Even if the Senate could impose such a penalty on a former elected official, it would still take a two-thirds supermajority of 67 senators. They clearly do not have the votes for that. Do not fall for the laughable assertion by some Democrats that 51 votes is enough to disqualify Trump. If the Framers of the Constitution required two-thirds to remove someone for a brief period, then they also required two-thirds to bar that same person permanently. Removal and disqualification are the full range of penalties for a conviction – and two-thirds is what is required for any Senate conviction – including any of the penalties attached to conviction.

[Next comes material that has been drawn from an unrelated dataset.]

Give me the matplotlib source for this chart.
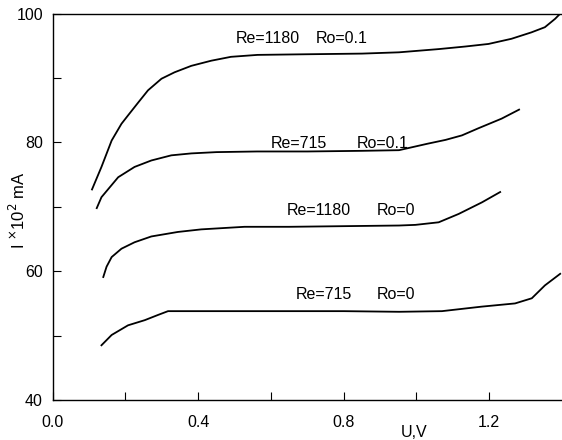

That is also why Harris will not be sitting in her seat as president of the Senate for this trial: The Biden White House knows this travesty is a loser for their side. This kangaroo court is not about justice; it is about revenge. The hard-left base that currently controls the once-great Democrat Party is nothing short of bloodthirsty in its deranged crusade to inflict any injury on Trump that they can. Cooler political heads in that party do not want Harris anywhere in the camera shot of this debacle, especially one that Democrats are sure to lose. Voters in Pennsylvania, Wisconsin, Georgia, and other swing states would not approve of seeing Harris leading this inquisition driven by the politics of personal destruction. So instead Leahy, the far-left senator from far-left Vermont, will preside, as president pro tempore of the Senate.
Leahy’s unconstitutional trial will instead result in a repeat of the headline from last year’s impeachment trial: “Trump Acquitted.” Hardly an auspicious maiden voyage for Chuck Schumer’s Democrat-majority Senate, or for the Biden-Harris administration, which will not be able to completely distance itself from this shameful miscarriage of what is supposed to be a solemn constitutional duty of last resort.
Ken Blackwell is Distinguished Fellow for Human Rights and Constitutional Governance at the Family Research Council, on the policy board of the American Constitutional Rights Union, and former U.S. Ambassador to the United Nations Human Rights Commission.